*INFORMATION PROVIDED*.
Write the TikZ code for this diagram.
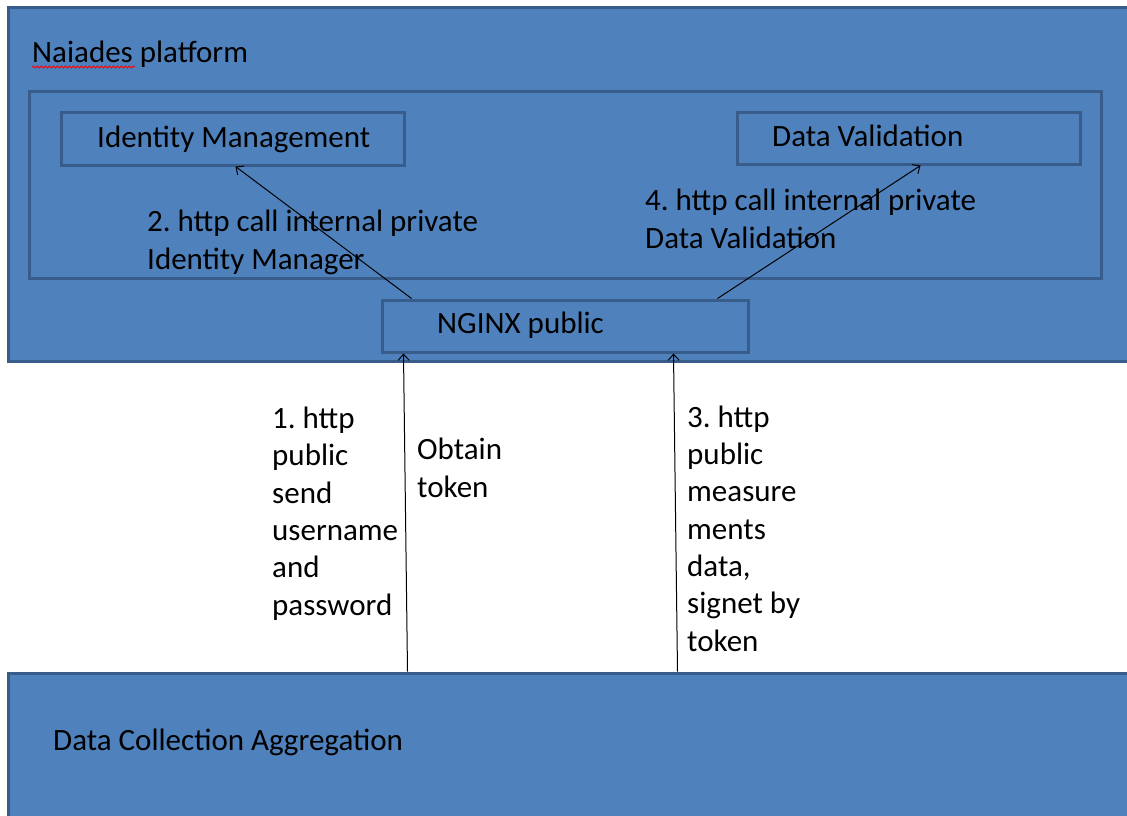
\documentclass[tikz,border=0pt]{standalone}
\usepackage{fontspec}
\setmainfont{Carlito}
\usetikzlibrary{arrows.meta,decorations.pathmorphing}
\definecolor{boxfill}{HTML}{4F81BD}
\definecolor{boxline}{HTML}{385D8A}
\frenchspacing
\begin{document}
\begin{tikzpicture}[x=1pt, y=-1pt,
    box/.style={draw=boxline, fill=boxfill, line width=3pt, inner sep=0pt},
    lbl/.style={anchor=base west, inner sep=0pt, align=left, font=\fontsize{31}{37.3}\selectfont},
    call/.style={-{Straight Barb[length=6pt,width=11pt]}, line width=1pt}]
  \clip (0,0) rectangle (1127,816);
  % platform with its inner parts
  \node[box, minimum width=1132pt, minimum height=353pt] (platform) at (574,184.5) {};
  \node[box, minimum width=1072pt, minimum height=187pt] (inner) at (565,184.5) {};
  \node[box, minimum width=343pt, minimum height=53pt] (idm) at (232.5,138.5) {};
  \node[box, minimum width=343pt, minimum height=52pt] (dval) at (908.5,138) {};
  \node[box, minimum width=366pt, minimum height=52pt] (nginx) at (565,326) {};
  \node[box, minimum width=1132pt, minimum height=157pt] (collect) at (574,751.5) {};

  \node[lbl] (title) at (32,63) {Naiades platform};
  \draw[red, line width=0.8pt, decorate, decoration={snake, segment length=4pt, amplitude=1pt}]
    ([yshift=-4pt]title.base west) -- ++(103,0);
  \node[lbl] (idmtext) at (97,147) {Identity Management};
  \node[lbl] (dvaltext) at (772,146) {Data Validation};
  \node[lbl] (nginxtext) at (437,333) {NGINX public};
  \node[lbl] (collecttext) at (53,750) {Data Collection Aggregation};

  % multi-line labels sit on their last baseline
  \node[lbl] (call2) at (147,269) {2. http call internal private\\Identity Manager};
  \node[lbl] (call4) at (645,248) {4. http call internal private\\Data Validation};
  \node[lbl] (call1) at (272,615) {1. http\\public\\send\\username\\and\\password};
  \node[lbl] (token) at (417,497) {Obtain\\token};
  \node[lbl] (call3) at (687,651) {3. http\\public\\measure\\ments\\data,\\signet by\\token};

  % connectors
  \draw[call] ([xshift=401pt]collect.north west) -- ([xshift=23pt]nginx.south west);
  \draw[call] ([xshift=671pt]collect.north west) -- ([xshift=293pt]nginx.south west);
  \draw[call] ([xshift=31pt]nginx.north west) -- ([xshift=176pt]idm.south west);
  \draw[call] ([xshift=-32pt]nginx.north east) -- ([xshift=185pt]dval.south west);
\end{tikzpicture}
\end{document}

*DIRECTION*.
Repeat the data in full and exactly. Omit pictures.

*SOLVED EXERCISE*.
Write the TikZ code for this diagram.
\documentclass[tikz,border=0pt]{standalone}
\usepackage{fontspec}
\setmainfont{Carlito}
\usetikzlibrary{arrows.meta,decorations.pathmorphing}
\definecolor{boxfill}{HTML}{4F81BD}
\definecolor{boxline}{HTML}{385D8A}
\frenchspacing
\begin{document}
\begin{tikzpicture}[x=1pt, y=-1pt,
    box/.style={draw=boxline, fill=boxfill, line width=3pt, inner sep=0pt},
    lbl/.style={anchor=base west, inner sep=0pt, align=left, font=\fontsize{31}{37.3}\selectfont},
    call/.style={-{Straight Barb[length=6pt,width=11pt]}, line width=1pt}]
  \clip (0,0) rectangle (1127,816);
  % platform with its inner parts
  \node[box, minimum width=1132pt, minimum height=353pt] (platform) at (574,184.5) {};
  \node[box, minimum width=1072pt, minimum height=187pt] (inner) at (565,184.5) {};
  \node[box, minimum width=343pt, minimum height=53pt] (idm) at (232.5,138.5) {};
  \node[box, minimum width=343pt, minimum height=52pt] (dval) at (908.5,138) {};
  \node[box, minimum width=366pt, minimum height=52pt] (nginx) at (565,326) {};
  \node[box, minimum width=1132pt, minimum height=157pt] (collect) at (574,751.5) {};

  \node[lbl] (title) at (32,63) {Naiades platform};
  \draw[red, line width=0.8pt, decorate, decoration={snake, segment length=4pt, amplitude=1pt}]
    ([yshift=-4pt]title.base west) -- ++(103,0);
  \node[lbl] (idmtext) at (97,147) {Identity Management};
  \node[lbl] (dvaltext) at (772,146) {Data Validation};
  \node[lbl] (nginxtext) at (437,333) {NGINX public};
  \node[lbl] (collecttext) at (53,750) {Data Collection Aggregation};

  % multi-line labels sit on their last baseline
  \node[lbl] (call2) at (147,269) {2. http call internal private\\Identity Manager};
  \node[lbl] (call4) at (645,248) {4. http call internal private\\Data Validation};
  \node[lbl] (call1) at (272,615) {1. http\\public\\send\\username\\and\\password};
  \node[lbl] (token) at (417,497) {Obtain\\token};
  \node[lbl] (call3) at (687,651) {3. http\\public\\measure\\ments\\data,\\signet by\\token};

  % connectors
  \draw[call] ([xshift=401pt]collect.north west) -- ([xshift=23pt]nginx.south west);
  \draw[call] ([xshift=671pt]collect.north west) -- ([xshift=293pt]nginx.south west);
  \draw[call] ([xshift=31pt]nginx.north west) -- ([xshift=176pt]idm.south west);
  \draw[call] ([xshift=-32pt]nginx.north east) -- ([xshift=185pt]dval.south west);
\end{tikzpicture}
\end{document}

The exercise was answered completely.